Kurlansky is up to something similar in “The Boston Way,” his new book about how 19th-century pacifists navigated the prospect of an American civil war to end slavery. Hundreds of books have been written about the Civil War, but Kurlansky breathes new life into the subject by taking a more novel slant. He focuses on a subset of Americans in and around Boston who saw slavery as an unmitigated evil, but were horrified by the thought that their fellow citizens might try to settle the matter by killing each other.
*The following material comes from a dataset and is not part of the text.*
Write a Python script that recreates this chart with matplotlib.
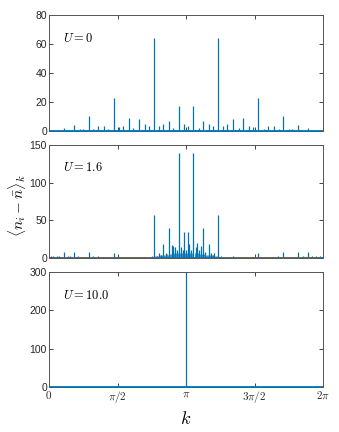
import numpy as np
import matplotlib
matplotlib.use("Agg")
import matplotlib.pyplot as plt

plt.rcParams["mathtext.fontset"] = "cm"
plt.rcParams["font.family"] = ["Liberation Sans", "DejaVu Sans"]

# peak positions in units of pi, and heights
u0_k = [0.112, 0.182, 0.224, 0.250, 0.294, 0.323, 0.360, 0.404, 0.433, 0.474,
        0.509, 0.538, 0.584, 0.615, 0.655, 0.699, 0.728, 0.766, 0.803, 0.834,
        0.874, 0.907, 0.947, 0.985, 1.015, 1.053, 1.093, 1.126, 1.166, 1.197,
        1.234, 1.272, 1.301, 1.345, 1.385, 1.416, 1.462, 1.491, 1.526, 1.567,
        1.596, 1.640, 1.677, 1.706, 1.750, 1.776, 1.818, 1.888]
u0_h = [1.8, 4.0, 1.5, 1.3, 10, 1.0, 3.7, 3.7, 1.5, 23,
        2.7, 3.3, 9, 2.0, 8.2, 4.5, 3.3, 64, 3.3, 5.1,
        6.7, 2.0, 17, 4.5, 3.7, 17, 2.0, 6.7, 5.1, 3.3,
        64, 3.3, 4.5, 8.2, 2.0, 9, 3.3, 2.7, 23, 1.5,
        3.7, 3.7, 1.0, 10, 1.3, 1.5, 4.0, 1.8]

u16_k = [0.015, 0.031, 0.056, 0.073, 0.112, 0.141, 0.153, 0.182, 0.214, 0.258,
         0.294, 0.323, 0.360, 0.396, 0.433, 0.474, 0.506, 0.555, 0.604, 0.652,
         0.701, 0.754, 0.764, 0.791, 0.805, 0.818, 0.834, 0.854, 0.876, 0.900,
         0.907, 0.918, 0.932, 0.947, 0.964, 0.976, 0.988, 1.000, 1.012, 1.024,
         1.036, 1.053, 1.071, 1.082, 1.095, 1.109, 1.124, 1.139, 1.166, 1.180,
         1.195, 1.204, 1.236, 1.252, 1.272, 1.345, 1.418, 1.491, 1.528, 1.601,
         1.637, 1.674, 1.708, 1.747, 1.783, 1.820, 1.852, 1.888, 1.917, 1.949,
         1.978]
u16_h = [2.2, 2.5, 2.5, 3.0, 8.0, 3.0, 3.0, 8.4, 2.0, 1.5,
         8.0, 2.0, 2.0, 1.5, 1.0, 6.6, 2.0, 1.0, 1.0, 1.5,
         1.0, 2.0, 57, 2.6, 6, 4, 18.5, 6, 40, 17,
         16, 15, 10.6, 140, 15, 10.6, 35, 10, 35, 18,
         10, 140, 15, 20, 10, 16, 40, 8, 19, 6,
         4, 6, 57, 2.0, 1.0, 2.0, 1.0, 1.5, 6.6, 1.0,
         1.5, 2.0, 8.0, 1.0, 1.5, 8.4, 3.0, 8.0, 3.0, 2.5,
         2.5]
# dense background hump around k = pi
u16_bg_k = [0.772, 0.780, 0.790, 0.798, 0.812, 0.820, 0.826, 0.842, 0.848, 0.862,
            0.870, 0.885, 0.893, 0.912, 0.925, 0.940, 0.955, 0.962, 0.970, 0.982,
            0.994, 1.006, 1.018, 1.030, 1.038, 1.045, 1.062, 1.076, 1.089, 1.102,
            1.116, 1.132, 1.148, 1.152, 1.158, 1.174, 1.180, 1.188, 1.202, 1.210,
            1.220, 1.228]
u16_bg_h = [2, 2, 3, 3, 3.5, 4, 4, 4.5, 4.5, 5,
            4.5, 5.5, 5, 6, 6, 6.5, 6.5, 7, 7, 6.5,
            7, 7, 6.5, 7, 7, 6.5, 6.5, 6, 6, 5.5,
            5, 5, 4.5, 4.5, 4, 4, 4, 3.5, 3, 3,
            2, 2]

u10_k = [1.0]
u10_h = [310]

panels = [
    (u0_k, u0_h, [], [], r"$U=0$", 80, [0, 20, 40, 60, 80]),
    (u16_k, u16_h, u16_bg_k, u16_bg_h, r"$U=1.6$", 150, [0, 50, 100, 150]),
    (u10_k, u10_h, [], [], r"$U=10.0$", 300, [0, 100, 200, 300]),
]
boxes = [(0.697, 0.965), (0.403, 0.664), (0.104, 0.370)]

blue = "#0072BD"
fig = plt.figure(figsize=(3.39, 4.32), dpi=100)

for (kk, hh, bk, bh, lab, ymax, yt), (b, t) in zip(panels, boxes):
    ax = fig.add_axes([0.1445, b, 0.953 - 0.1445, t - b])
    ax.vlines(np.array(bk) * np.pi, 0, bh, color=blue, lw=0.8, alpha=0.7)
    ax.vlines(np.array(kk) * np.pi, 0, hh, color=blue, lw=0.9)
    ax.axhline(0, color=blue, lw=1.3)
    ax.set_xlim(0, 2 * np.pi)
    ax.set_ylim(0, ymax)
    ax.set_yticks(yt)
    ax.set_xticks([0, np.pi / 2, np.pi, 3 * np.pi / 2, 2 * np.pi])
    ax.tick_params(direction="in", length=3, width=0.6, top=True, right=True,
                   labelsize=7.5, colors="#262626", pad=1.5)
    for s in ax.spines.values():
        s.set_color("#555555")
        s.set_linewidth(0.7)
    ax.text(0.05, 0.80, lab, transform=ax.transAxes, fontsize=9,
            va="center", ha="left")
    if ymax != 300:
        ax.set_xticklabels([])
    else:
        ax.set_xticklabels([r"$0$", r"$\pi/2$", r"$\pi$", r"$3\pi/2$", r"$2\pi$"],
                           fontsize=8)
        ax.set_xlabel(r"$k$", fontsize=13, labelpad=4)

fig.text(0.05, 0.525, r"$\langle n_i - \bar{n}\rangle_k$", rotation=90,
         fontsize=11, va="center", ha="center")

fig.savefig("out.png", dpi=100)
Readers might wonder if Kurlansky, who’s best known for writing about food, is up to the challenge of a Civil War narrative. But in addition to his chronicles of cod and salt, along with lively volumes on oysters, milk, salmon, and onions, he’s also churned out books of social history, including “1968: The Year That Rocked the World,” and “Nonviolence: The History of a Dangerous Idea.” In an author’s bio on the dust jacket of “The Boston Way,” Kurlansky makes his own views on nonviolence clear. We learn that he “refused to serve in the Vietnam war, and has opposed every war since.”

Why We Wrote This

A group of abolitionists in Boston urged nonviolent action against slavery, arguing that violent conflict would not solve the issue. Instead, they argued, a civil war would create a backlash and stall progress toward rights for African Americans.

But wasn’t the cause of freeing American slaves worth fighting for? The case for a nonviolent alternative was made most vigorously by William Lloyd Garrison, a Boston abolitionist who rests at the center of Kurlansky’s story. Garrison predicted that if emancipation came about through violence, it would create even more hatred, delaying by at least a century the day when African Americans secured their rights. “It has been taking even longer than that,” Kurlansky concludes.

William Lloyd Garrison was a noted 19th-century abolitionist, journalist, and social reformer. He co-founded the American Anti-Slavery Society.

“The Boston Way” appears at a time when polarized politics are inviting some social commentators to wonder if Americans might collectively take up arms against each other again. Such a prospect might seem unthinkable to most of us, but as Kurlansky suggests, the thought of civil war seemed unthinkable to many antebellum Americans, too. Like last year’s “The Demon of Unrest,” Erik Larson’s account of the days just before the attack on Fort Sumter, “The Boston Way” persuasively immerses readers in the national mood shortly before the Civil War. Kurlansky drops us into this long-ago world quickly – so quickly, in fact, that readers might need some time to get their bearings.

John Brown, the militant abolitionist who would eventually be hanged after seizing a federal arsenal, pops up on the first page, and the trouble starts a few sentences later when he and Garrison get together in Boston in 1857 and debate the best way to end slavery.

“The meeting was a disaster – a shouting match, according to some accounts,” Kurlansky tells readers. Brown was unswayed by Garrison’s calls for nonviolence, using Old Testament passages to invoke notions of vengeance and divine wrath. Kurlansky seems to smile on the page as he quotes a standard rebuttal to such arguments from abolitionist Lydia Maria Child: “What a convenient book the Old Testament is, when ever there is any fighting to be done.”